§ SET TASK: Leave out the pictures, and retype only the lines from the beginning of the material through the line that contains "from matplotlib.patches import Patch", including both.
-------- INFORMATION PROVIDED --------
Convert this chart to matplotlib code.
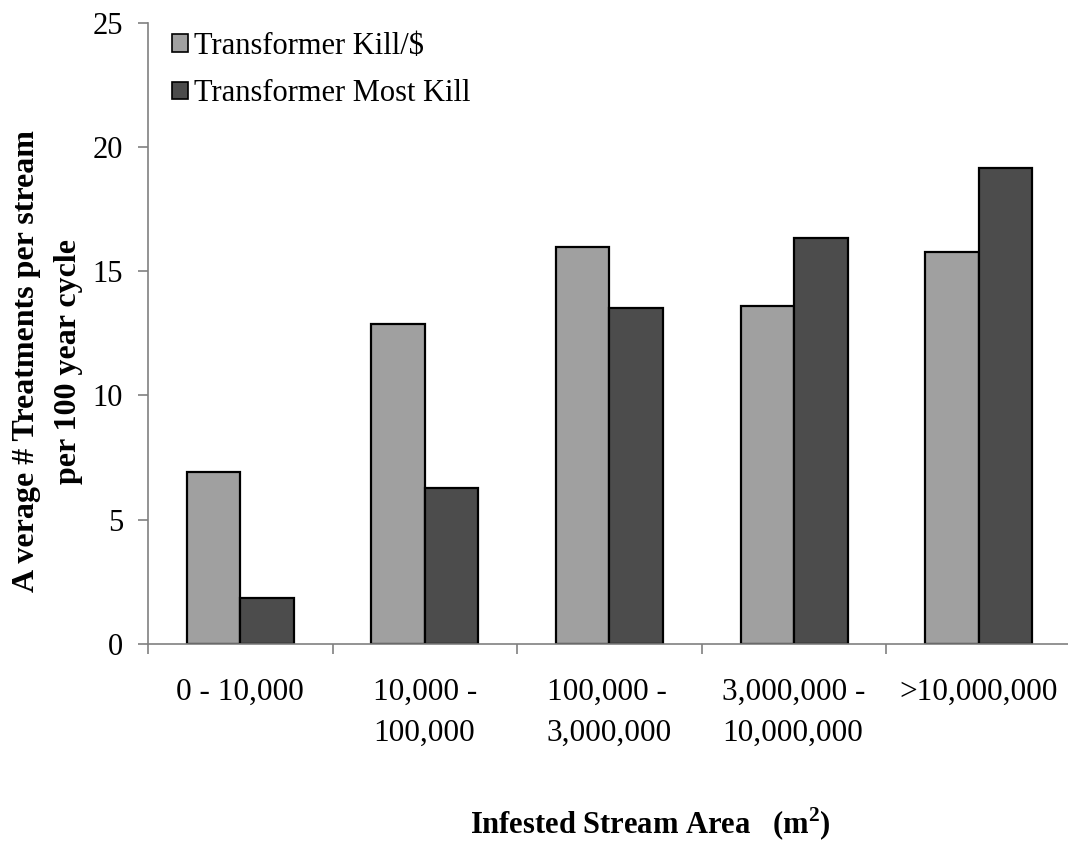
import numpy as np
import matplotlib
matplotlib.use("Agg")
import matplotlib.pyplot as plt
from matplotlib.patches import Patch

plt.rcParams['font.family'] = ['Liberation Serif', 'DejaVu Serif']
plt.rcParams['mathtext.fontset'] = 'custom'
plt.rcParams['mathtext.rm'] = 'Liberation Serif:bold'
plt.rcParams['mathtext.bf'] = 'Liberation Serif:bold'

CATEGORIES = ["0 - 10,000", "10,000 -\n100,000", "100,000 -\n3,000,000",
              "3,000,000 -\n10,000,000", ">10,000,000"]
KILL_PER_DOLLAR = [6.92, 12.87, 15.99, 13.60, 15.77]
MOST_KILL = [1.85, 6.26, 13.51, 16.32, 19.14]
SERIES_NAMES = ["Transformer Kill/$", "Transformer Most Kill"]
Y_TICKS = [0, 5, 10, 15, 20, 25]

LIGHT = '#a0a0a0'
DARK = '#4c4c4c'
AXIS_GRAY = '#808080'

W, H = 1068, 844
fig = plt.figure(figsize=(W / 100, H / 100), dpi=100)
ax = fig.add_axes([148 / W, (H - 644) / H, 923 / W, (644 - 22.7) / H])

x = np.arange(len(CATEGORIES))
bw = 0.29
ax.bar(x - bw / 2, KILL_PER_DOLLAR, bw, color=LIGHT, edgecolor='black', linewidth=1.6)
ax.bar(x + bw / 2, MOST_KILL, bw, color=DARK, edgecolor='black', linewidth=1.6)

ax.set_xlim(-0.5, len(CATEGORIES) - 0.5)
ax.set_ylim(0, 25)

for s in ['top', 'right']:
    ax.spines[s].set_visible(False)
for s in ['left', 'bottom']:
    ax.spines[s].set_color(AXIS_GRAY)
    ax.spines[s].set_linewidth(1.2)

# category boundaries as major ticks, labels sit on minor ticks at centres
ax.set_xticks(np.arange(len(CATEGORIES) + 1) - 0.5)
ax.set_xticklabels([])
ax.set_xticks(x, minor=True)
ax.set_xticklabels(CATEGORIES, minor=True, fontsize=22.5, multialignment='left',
                   linespacing=1.55)
ax.tick_params(axis='x', which='major', direction='out', length=7, width=1.2, color=AXIS_GRAY)
ax.tick_params(axis='x', which='minor', length=0, pad=24)

ax.set_yticks(Y_TICKS)
ax.set_yticklabels([str(v) for v in Y_TICKS], fontsize=22)
ax.tick_params(axis='y', direction='out', length=7, width=1.2, color=AXIS_GRAY, pad=11)

handles = [Patch(facecolor=LIGHT, edgecolor='black', linewidth=1.2),
           Patch(facecolor=DARK, edgecolor='black', linewidth=1.2)]
fig.legend(handles, SERIES_NAMES, loc='upper left',
           bbox_to_anchor=(171.7 / W, 1 - 32 / H), frameon=False, fontsize=22,
           handlelength=0.54, handleheight=0.5, handletextpad=0.2,
           labelspacing=0.6, borderpad=0, borderaxespad=0)

fig.text(47.7 / W, 1 - 361 / H, "A verage # Treatments per stream\nper 100 year cycle",
         rotation=90, ha='center', va='center', multialignment='center',
         fontsize=23, fontweight='bold', linespacing=1.6)

fig.text(650 / W, (H - 834) / H, r"Infested Stream Area   (m$^{2}$)",
         ha='center', va='baseline', fontsize=22, fontweight='bold')

fig.savefig("out.png", dpi=100)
--------
§ CORRECT RESULT:
Convert this chart to matplotlib code.
import numpy as np
import matplotlib
matplotlib.use("Agg")
import matplotlib.pyplot as plt
from matplotlib.patches import Patch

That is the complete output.